══ Material

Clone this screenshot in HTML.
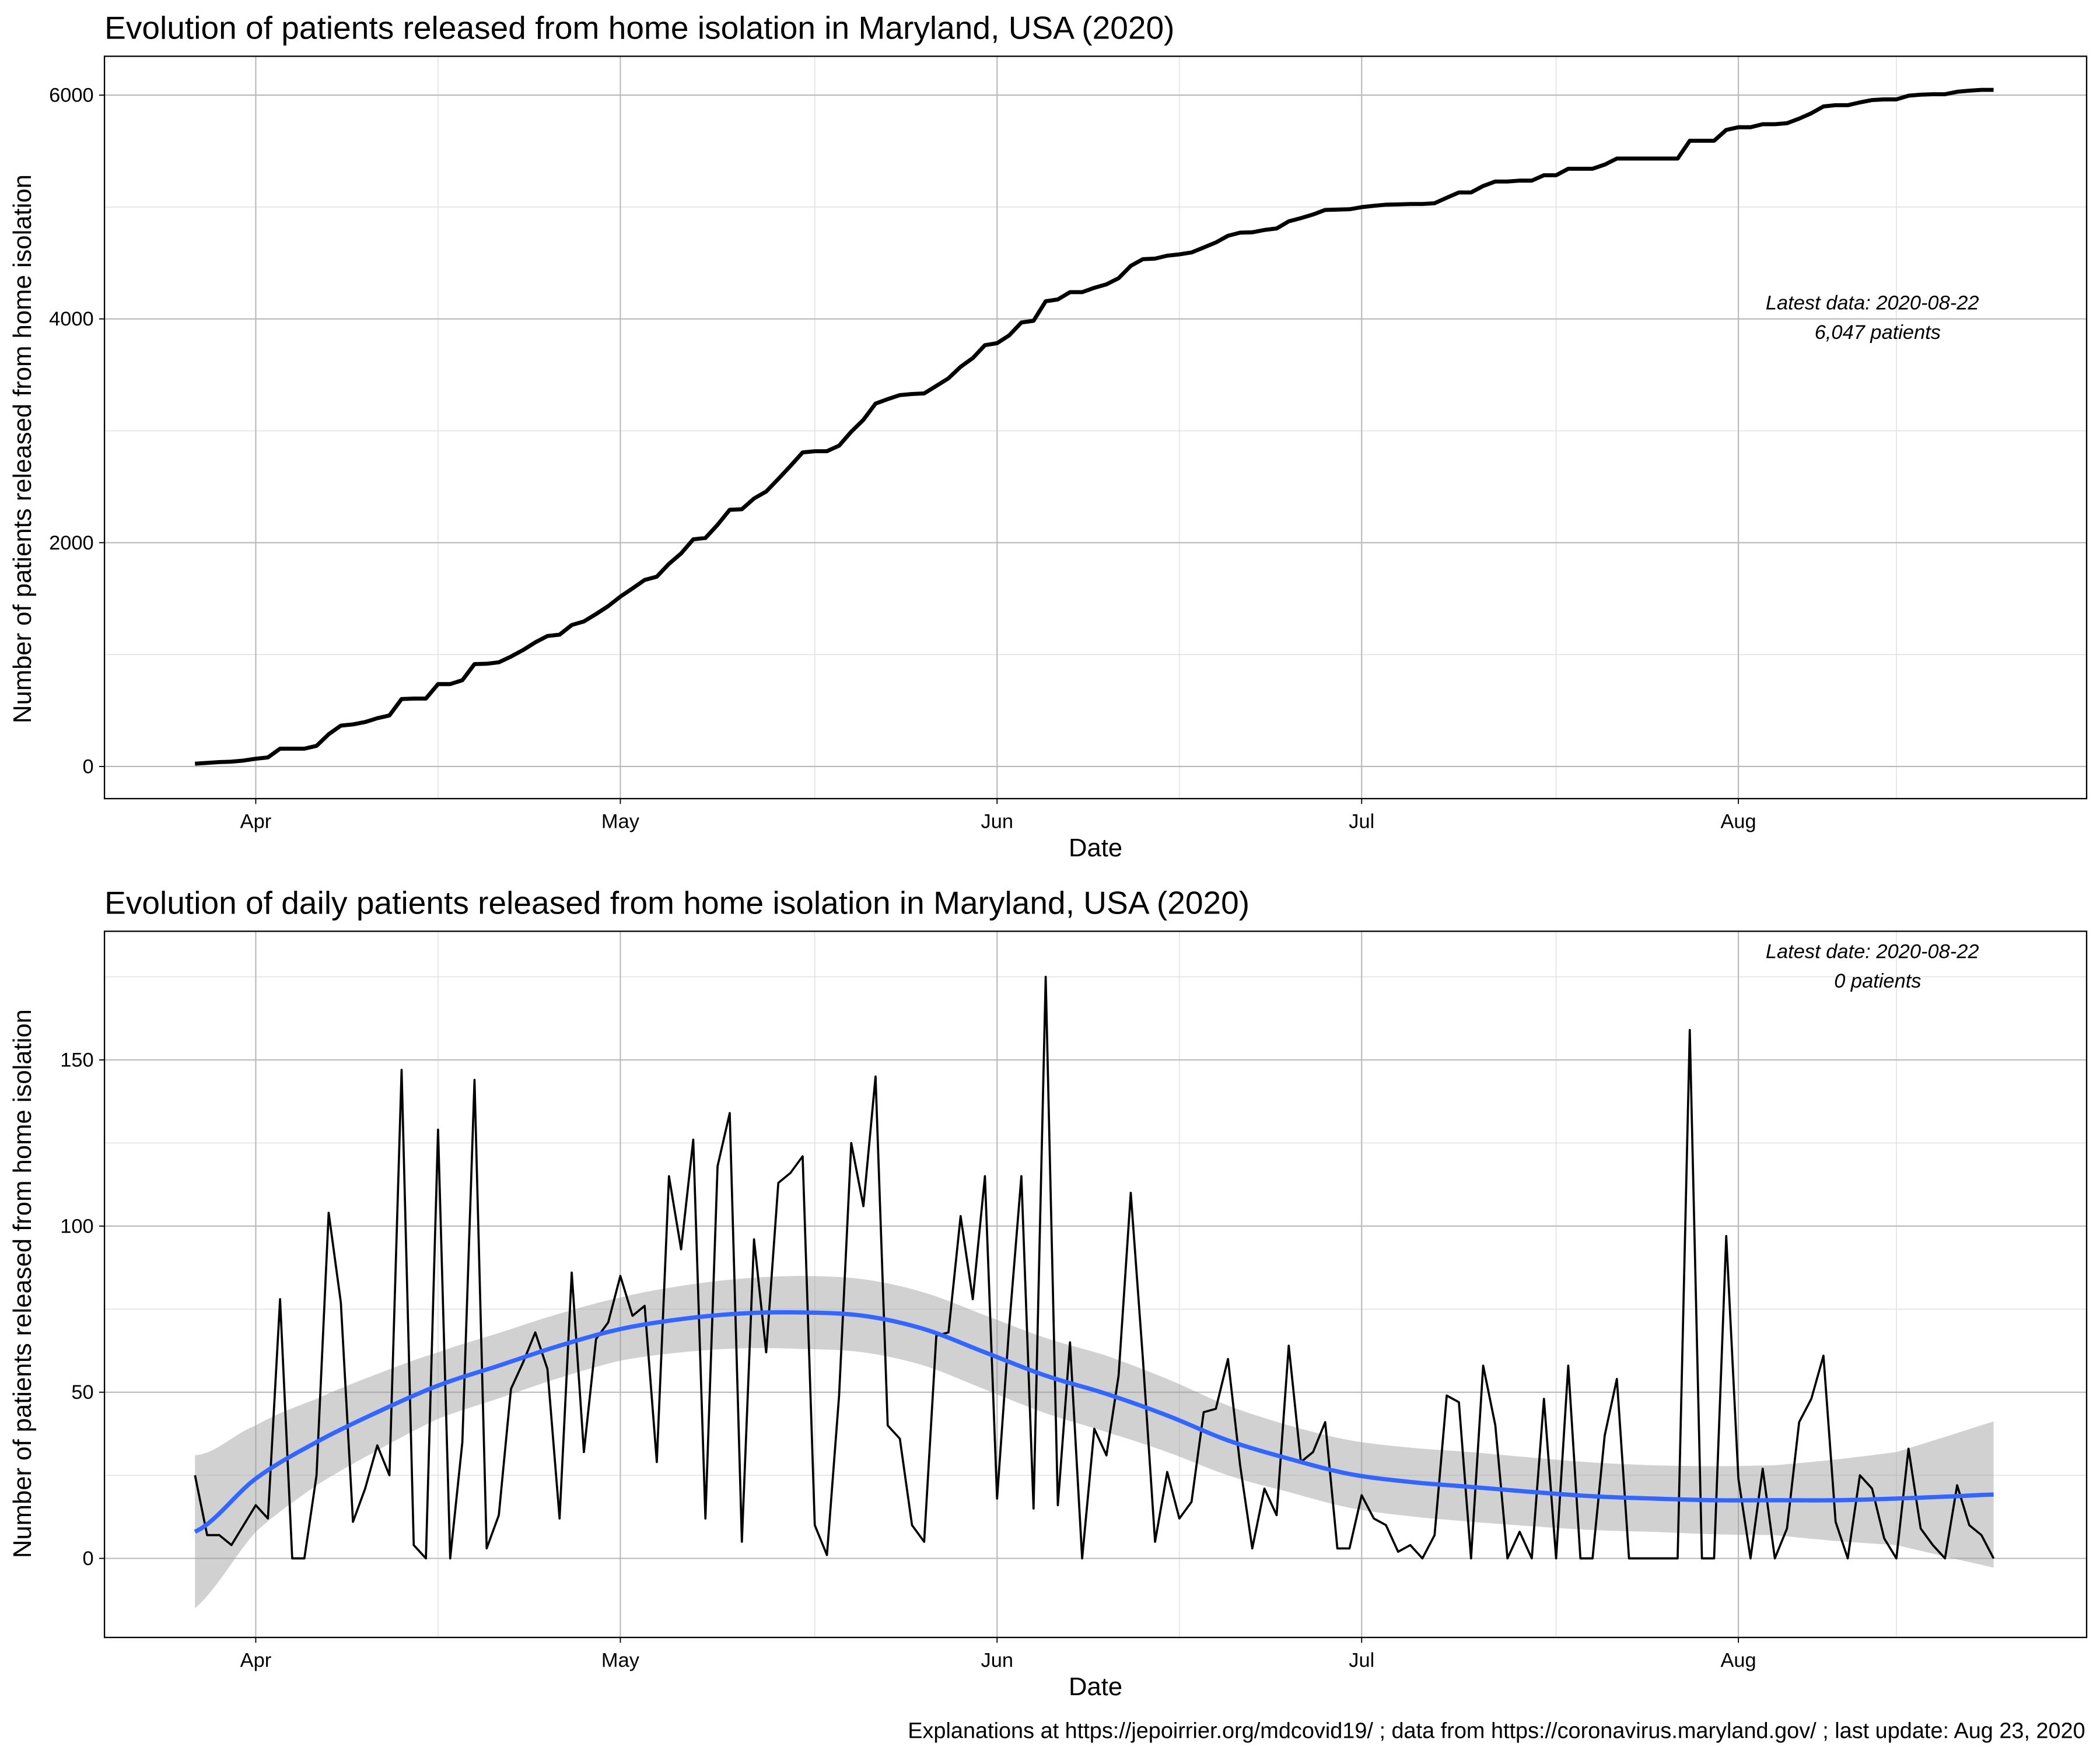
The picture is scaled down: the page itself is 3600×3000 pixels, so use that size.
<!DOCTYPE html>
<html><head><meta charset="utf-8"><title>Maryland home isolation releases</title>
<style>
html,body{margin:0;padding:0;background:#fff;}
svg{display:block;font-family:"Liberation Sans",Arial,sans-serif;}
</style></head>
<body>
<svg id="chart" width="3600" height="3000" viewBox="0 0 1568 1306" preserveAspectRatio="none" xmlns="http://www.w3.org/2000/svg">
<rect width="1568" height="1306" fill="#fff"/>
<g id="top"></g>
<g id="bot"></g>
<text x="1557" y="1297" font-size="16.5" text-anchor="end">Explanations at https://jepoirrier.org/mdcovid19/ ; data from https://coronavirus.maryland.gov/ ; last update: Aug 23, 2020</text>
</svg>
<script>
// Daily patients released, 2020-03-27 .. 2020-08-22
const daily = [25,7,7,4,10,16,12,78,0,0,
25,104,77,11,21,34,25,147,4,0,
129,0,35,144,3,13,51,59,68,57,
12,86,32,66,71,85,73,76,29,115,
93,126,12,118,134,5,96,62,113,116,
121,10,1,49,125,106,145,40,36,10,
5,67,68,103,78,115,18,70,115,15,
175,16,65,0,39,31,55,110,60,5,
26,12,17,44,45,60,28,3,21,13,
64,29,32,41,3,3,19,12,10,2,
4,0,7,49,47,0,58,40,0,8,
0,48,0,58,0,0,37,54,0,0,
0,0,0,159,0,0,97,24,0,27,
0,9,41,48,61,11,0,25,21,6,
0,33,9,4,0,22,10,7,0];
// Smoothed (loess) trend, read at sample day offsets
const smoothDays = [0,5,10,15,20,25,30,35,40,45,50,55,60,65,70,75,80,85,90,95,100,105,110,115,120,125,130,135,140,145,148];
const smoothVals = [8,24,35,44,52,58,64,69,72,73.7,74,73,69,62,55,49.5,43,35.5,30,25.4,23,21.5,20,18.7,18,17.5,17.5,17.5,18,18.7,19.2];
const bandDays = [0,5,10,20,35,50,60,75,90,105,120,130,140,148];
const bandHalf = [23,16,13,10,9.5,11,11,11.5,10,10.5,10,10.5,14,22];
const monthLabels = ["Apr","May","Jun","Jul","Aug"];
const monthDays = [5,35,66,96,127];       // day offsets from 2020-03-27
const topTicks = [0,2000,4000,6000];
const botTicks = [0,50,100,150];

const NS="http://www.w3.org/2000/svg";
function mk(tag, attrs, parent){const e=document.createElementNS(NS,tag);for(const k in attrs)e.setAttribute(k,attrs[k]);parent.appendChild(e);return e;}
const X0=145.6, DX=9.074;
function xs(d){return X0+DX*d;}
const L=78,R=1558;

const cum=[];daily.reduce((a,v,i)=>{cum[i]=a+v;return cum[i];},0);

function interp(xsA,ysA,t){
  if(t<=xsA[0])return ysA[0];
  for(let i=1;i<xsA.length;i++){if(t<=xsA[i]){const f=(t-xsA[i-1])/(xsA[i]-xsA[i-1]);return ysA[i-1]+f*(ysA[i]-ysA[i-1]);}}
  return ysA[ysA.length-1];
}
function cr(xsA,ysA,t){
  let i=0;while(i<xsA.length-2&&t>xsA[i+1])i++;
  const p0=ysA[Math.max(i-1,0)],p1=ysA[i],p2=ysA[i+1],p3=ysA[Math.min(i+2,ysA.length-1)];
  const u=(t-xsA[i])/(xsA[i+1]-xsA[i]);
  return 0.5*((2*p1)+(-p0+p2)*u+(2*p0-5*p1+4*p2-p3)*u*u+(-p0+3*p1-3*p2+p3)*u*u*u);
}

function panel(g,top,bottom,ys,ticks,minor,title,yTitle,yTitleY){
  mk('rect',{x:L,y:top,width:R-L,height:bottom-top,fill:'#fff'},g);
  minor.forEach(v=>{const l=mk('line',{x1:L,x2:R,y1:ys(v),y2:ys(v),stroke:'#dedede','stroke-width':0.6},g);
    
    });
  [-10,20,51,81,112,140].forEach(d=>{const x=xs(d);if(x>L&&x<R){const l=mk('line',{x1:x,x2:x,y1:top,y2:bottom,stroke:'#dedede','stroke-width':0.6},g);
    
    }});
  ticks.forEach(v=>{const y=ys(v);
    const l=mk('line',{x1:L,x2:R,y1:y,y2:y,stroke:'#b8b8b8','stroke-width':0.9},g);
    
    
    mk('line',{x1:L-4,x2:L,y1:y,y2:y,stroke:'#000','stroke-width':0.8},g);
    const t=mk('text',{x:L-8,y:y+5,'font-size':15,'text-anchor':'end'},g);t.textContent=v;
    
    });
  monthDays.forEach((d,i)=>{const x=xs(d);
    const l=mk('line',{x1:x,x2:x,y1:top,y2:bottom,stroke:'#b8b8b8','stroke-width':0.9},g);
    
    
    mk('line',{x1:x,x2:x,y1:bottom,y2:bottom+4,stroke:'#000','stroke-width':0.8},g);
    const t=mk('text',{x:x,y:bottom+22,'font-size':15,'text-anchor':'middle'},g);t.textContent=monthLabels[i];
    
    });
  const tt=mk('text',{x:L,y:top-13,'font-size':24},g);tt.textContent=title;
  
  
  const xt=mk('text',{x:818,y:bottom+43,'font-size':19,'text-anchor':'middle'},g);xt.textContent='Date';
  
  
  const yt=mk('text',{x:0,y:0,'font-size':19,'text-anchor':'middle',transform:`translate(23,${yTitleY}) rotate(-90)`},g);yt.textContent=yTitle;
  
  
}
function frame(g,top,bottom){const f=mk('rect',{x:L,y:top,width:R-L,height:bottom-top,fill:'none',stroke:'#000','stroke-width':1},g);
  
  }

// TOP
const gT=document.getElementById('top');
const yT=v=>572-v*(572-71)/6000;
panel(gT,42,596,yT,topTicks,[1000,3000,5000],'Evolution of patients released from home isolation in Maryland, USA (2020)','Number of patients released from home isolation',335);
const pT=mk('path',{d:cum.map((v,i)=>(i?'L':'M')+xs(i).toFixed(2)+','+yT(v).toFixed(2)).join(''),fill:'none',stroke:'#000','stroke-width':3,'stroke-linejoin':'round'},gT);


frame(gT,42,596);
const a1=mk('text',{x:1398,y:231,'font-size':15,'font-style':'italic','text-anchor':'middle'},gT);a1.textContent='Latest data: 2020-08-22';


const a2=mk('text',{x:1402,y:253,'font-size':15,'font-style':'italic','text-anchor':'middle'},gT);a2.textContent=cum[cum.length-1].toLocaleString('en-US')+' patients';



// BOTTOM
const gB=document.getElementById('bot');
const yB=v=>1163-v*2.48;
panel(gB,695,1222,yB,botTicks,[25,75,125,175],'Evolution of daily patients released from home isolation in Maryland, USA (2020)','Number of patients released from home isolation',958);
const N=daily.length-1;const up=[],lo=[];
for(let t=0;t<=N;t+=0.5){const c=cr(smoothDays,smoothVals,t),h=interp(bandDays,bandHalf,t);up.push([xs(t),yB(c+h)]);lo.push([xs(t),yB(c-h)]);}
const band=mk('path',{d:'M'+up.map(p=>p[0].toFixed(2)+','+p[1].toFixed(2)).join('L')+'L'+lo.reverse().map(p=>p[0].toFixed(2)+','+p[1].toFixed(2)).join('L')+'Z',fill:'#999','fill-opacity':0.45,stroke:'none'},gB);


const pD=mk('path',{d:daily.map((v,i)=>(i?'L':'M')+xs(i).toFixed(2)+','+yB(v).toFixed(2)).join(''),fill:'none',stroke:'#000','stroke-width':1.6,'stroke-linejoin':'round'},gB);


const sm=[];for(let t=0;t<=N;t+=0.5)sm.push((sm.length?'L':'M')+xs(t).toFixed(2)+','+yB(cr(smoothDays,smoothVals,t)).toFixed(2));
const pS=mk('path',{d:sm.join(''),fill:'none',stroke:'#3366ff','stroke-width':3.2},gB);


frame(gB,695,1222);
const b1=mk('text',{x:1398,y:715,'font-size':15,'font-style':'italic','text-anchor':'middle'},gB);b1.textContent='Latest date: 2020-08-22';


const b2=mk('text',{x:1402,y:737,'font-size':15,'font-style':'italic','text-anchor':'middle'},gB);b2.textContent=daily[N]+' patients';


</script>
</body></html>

════

### Work to do
Print the lines from the line with "The picture is" to the line with "const L=78,R=1558;" exactly, and print nothing else. Both of those lines are included.

### Exercise result
The picture is scaled down: the page itself is 3600×3000 pixels, so use that size.
<!DOCTYPE html>
<html><head><meta charset="utf-8"><title>Maryland home isolation releases</title>
<style>
html,body{margin:0;padding:0;background:#fff;}
svg{display:block;font-family:"Liberation Sans",Arial,sans-serif;}
</style></head>
<body>
<svg id="chart" width="3600" height="3000" viewBox="0 0 1568 1306" preserveAspectRatio="none" xmlns="http://www.w3.org/2000/svg">
<rect width="1568" height="1306" fill="#fff"/>
<g id="top"></g>
<g id="bot"></g>
<text x="1557" y="1297" font-size="16.5" text-anchor="end">Explanations at https://jepoirrier.org/mdcovid19/ ; data from https://coronavirus.maryland.gov/ ; last update: Aug 23, 2020</text>
</svg>
<script>
// Daily patients released, 2020-03-27 .. 2020-08-22
const daily = [25,7,7,4,10,16,12,78,0,0,
25,104,77,11,21,34,25,147,4,0,
129,0,35,144,3,13,51,59,68,57,
12,86,32,66,71,85,73,76,29,115,
93,126,12,118,134,5,96,62,113,116,
121,10,1,49,125,106,145,40,36,10,
5,67,68,103,78,115,18,70,115,15,
175,16,65,0,39,31,55,110,60,5,
26,12,17,44,45,60,28,3,21,13,
64,29,32,41,3,3,19,12,10,2,
4,0,7,49,47,0,58,40,0,8,
0,48,0,58,0,0,37,54,0,0,
0,0,0,159,0,0,97,24,0,27,
0,9,41,48,61,11,0,25,21,6,
0,33,9,4,0,22,10,7,0];
// Smoothed (loess) trend, read at sample day offsets
const smoothDays = [0,5,10,15,20,25,30,35,40,45,50,55,60,65,70,75,80,85,90,95,100,105,110,115,120,125,130,135,140,145,148];
const smoothVals = [8,24,35,44,52,58,64,69,72,73.7,74,73,69,62,55,49.5,43,35.5,30,25.4,23,21.5,20,18.7,18,17.5,17.5,17.5,18,18.7,19.2];
const bandDays = [0,5,10,20,35,50,60,75,90,105,120,130,140,148];
const bandHalf = [23,16,13,10,9.5,11,11,11.5,10,10.5,10,10.5,14,22];
const monthLabels = ["Apr","May","Jun","Jul","Aug"];
const monthDays = [5,35,66,96,127];       // day offsets from 2020-03-27
const topTicks = [0,2000,4000,6000];
const botTicks = [0,50,100,150];

const NS="http://www.w3.org/2000/svg";
function mk(tag, attrs, parent){const e=document.createElementNS(NS,tag);for(const k in attrs)e.setAttribute(k,attrs[k]);parent.appendChild(e);return e;}
const X0=145.6, DX=9.074;
function xs(d){return X0+DX*d;}
const L=78,R=1558;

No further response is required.